SET TASK
Nothing after the line with "ax.set_ylim(1.4, 2.307)" belongs in the copy; extract the lines below from the top through that line, pictures left out.

INFORMATION PROVIDED
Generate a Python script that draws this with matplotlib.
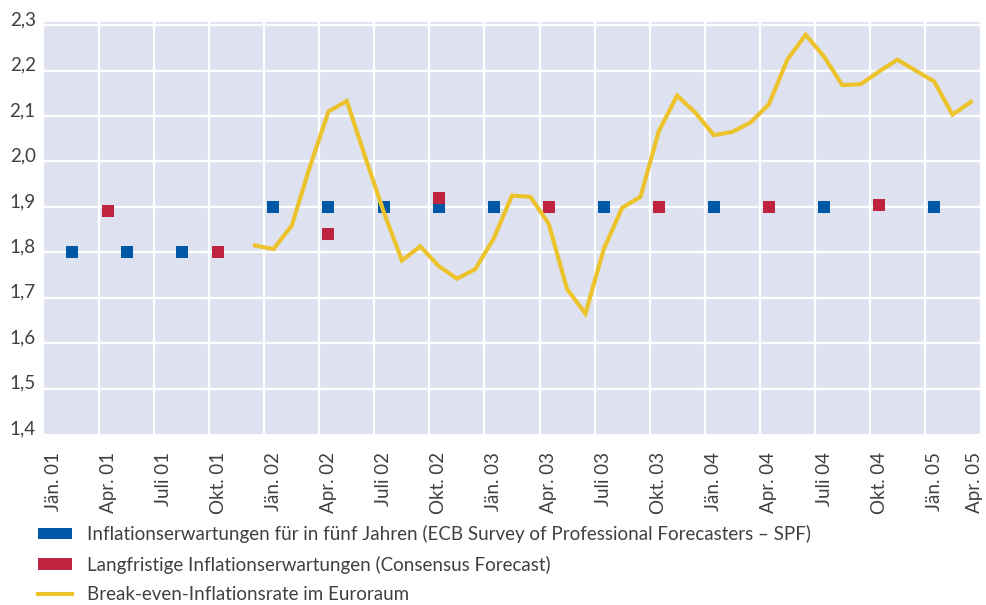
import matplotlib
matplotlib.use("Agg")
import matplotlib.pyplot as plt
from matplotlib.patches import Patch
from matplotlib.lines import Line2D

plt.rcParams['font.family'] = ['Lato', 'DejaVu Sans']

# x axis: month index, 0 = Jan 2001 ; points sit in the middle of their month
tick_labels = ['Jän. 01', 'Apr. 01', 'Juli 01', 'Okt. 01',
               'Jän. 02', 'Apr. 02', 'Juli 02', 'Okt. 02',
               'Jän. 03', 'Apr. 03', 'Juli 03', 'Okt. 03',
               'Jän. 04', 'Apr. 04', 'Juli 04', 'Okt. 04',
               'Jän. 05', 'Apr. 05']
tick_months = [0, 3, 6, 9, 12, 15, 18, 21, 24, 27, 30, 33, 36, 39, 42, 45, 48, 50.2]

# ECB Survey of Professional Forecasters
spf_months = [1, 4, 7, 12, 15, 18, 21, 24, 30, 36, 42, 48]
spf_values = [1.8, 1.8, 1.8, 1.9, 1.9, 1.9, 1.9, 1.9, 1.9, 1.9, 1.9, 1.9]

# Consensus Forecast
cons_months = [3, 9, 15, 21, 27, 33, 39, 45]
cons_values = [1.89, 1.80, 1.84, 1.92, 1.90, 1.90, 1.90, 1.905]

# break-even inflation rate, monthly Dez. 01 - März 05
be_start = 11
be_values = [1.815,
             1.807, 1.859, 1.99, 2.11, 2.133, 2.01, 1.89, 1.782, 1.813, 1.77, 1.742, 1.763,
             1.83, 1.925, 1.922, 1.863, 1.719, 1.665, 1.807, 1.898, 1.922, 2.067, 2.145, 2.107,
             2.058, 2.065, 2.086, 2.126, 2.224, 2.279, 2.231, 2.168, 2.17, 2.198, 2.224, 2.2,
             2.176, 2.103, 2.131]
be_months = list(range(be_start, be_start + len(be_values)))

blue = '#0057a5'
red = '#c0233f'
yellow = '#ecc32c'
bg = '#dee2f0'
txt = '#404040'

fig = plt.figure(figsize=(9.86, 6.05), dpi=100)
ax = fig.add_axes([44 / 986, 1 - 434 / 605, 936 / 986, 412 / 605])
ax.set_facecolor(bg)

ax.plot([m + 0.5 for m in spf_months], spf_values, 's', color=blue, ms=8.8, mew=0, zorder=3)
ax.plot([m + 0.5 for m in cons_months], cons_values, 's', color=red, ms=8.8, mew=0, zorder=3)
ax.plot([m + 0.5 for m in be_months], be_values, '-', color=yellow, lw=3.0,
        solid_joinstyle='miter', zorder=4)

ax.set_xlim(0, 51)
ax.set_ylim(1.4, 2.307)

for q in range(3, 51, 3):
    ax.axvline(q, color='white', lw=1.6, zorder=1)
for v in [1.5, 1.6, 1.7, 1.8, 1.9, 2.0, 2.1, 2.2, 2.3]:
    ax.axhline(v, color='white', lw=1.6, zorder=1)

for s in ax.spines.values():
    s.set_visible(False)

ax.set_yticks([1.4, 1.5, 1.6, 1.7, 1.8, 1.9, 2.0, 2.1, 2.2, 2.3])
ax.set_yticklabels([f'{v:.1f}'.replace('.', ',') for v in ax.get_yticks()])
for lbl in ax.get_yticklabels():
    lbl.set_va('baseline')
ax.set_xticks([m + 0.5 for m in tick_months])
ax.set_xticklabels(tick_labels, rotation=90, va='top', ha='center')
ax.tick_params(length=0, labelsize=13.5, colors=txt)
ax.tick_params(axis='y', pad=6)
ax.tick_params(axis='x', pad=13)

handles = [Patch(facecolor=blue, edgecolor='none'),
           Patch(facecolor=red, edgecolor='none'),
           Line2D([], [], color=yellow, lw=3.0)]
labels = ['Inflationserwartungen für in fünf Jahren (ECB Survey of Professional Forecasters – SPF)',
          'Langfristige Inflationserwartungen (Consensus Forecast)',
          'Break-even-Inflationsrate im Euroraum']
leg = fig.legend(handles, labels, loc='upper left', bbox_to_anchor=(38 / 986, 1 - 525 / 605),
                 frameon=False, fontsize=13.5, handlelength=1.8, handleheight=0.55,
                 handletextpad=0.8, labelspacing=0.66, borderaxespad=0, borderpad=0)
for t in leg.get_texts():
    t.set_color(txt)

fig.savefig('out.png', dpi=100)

FULL SOLUTION
Generate a Python script that draws this with matplotlib.
import matplotlib
matplotlib.use("Agg")
import matplotlib.pyplot as plt
from matplotlib.patches import Patch
from matplotlib.lines import Line2D

plt.rcParams['font.family'] = ['Lato', 'DejaVu Sans']

# x axis: month index, 0 = Jan 2001 ; points sit in the middle of their month
tick_labels = ['Jän. 01', 'Apr. 01', 'Juli 01', 'Okt. 01',
               'Jän. 02', 'Apr. 02', 'Juli 02', 'Okt. 02',
               'Jän. 03', 'Apr. 03', 'Juli 03', 'Okt. 03',
               'Jän. 04', 'Apr. 04', 'Juli 04', 'Okt. 04',
               'Jän. 05', 'Apr. 05']
tick_months = [0, 3, 6, 9, 12, 15, 18, 21, 24, 27, 30, 33, 36, 39, 42, 45, 48, 50.2]

# ECB Survey of Professional Forecasters
spf_months = [1, 4, 7, 12, 15, 18, 21, 24, 30, 36, 42, 48]
spf_values = [1.8, 1.8, 1.8, 1.9, 1.9, 1.9, 1.9, 1.9, 1.9, 1.9, 1.9, 1.9]

# Consensus Forecast
cons_months = [3, 9, 15, 21, 27, 33, 39, 45]
cons_values = [1.89, 1.80, 1.84, 1.92, 1.90, 1.90, 1.90, 1.905]

# break-even inflation rate, monthly Dez. 01 - März 05
be_start = 11
be_values = [1.815,
             1.807, 1.859, 1.99, 2.11, 2.133, 2.01, 1.89, 1.782, 1.813, 1.77, 1.742, 1.763,
             1.83, 1.925, 1.922, 1.863, 1.719, 1.665, 1.807, 1.898, 1.922, 2.067, 2.145, 2.107,
             2.058, 2.065, 2.086, 2.126, 2.224, 2.279, 2.231, 2.168, 2.17, 2.198, 2.224, 2.2,
             2.176, 2.103, 2.131]
be_months = list(range(be_start, be_start + len(be_values)))

blue = '#0057a5'
red = '#c0233f'
yellow = '#ecc32c'
bg = '#dee2f0'
txt = '#404040'

fig = plt.figure(figsize=(9.86, 6.05), dpi=100)
ax = fig.add_axes([44 / 986, 1 - 434 / 605, 936 / 986, 412 / 605])
ax.set_facecolor(bg)

ax.plot([m + 0.5 for m in spf_months], spf_values, 's', color=blue, ms=8.8, mew=0, zorder=3)
ax.plot([m + 0.5 for m in cons_months], cons_values, 's', color=red, ms=8.8, mew=0, zorder=3)
ax.plot([m + 0.5 for m in be_months], be_values, '-', color=yellow, lw=3.0,
        solid_joinstyle='miter', zorder=4)

ax.set_xlim(0, 51)
ax.set_ylim(1.4, 2.307)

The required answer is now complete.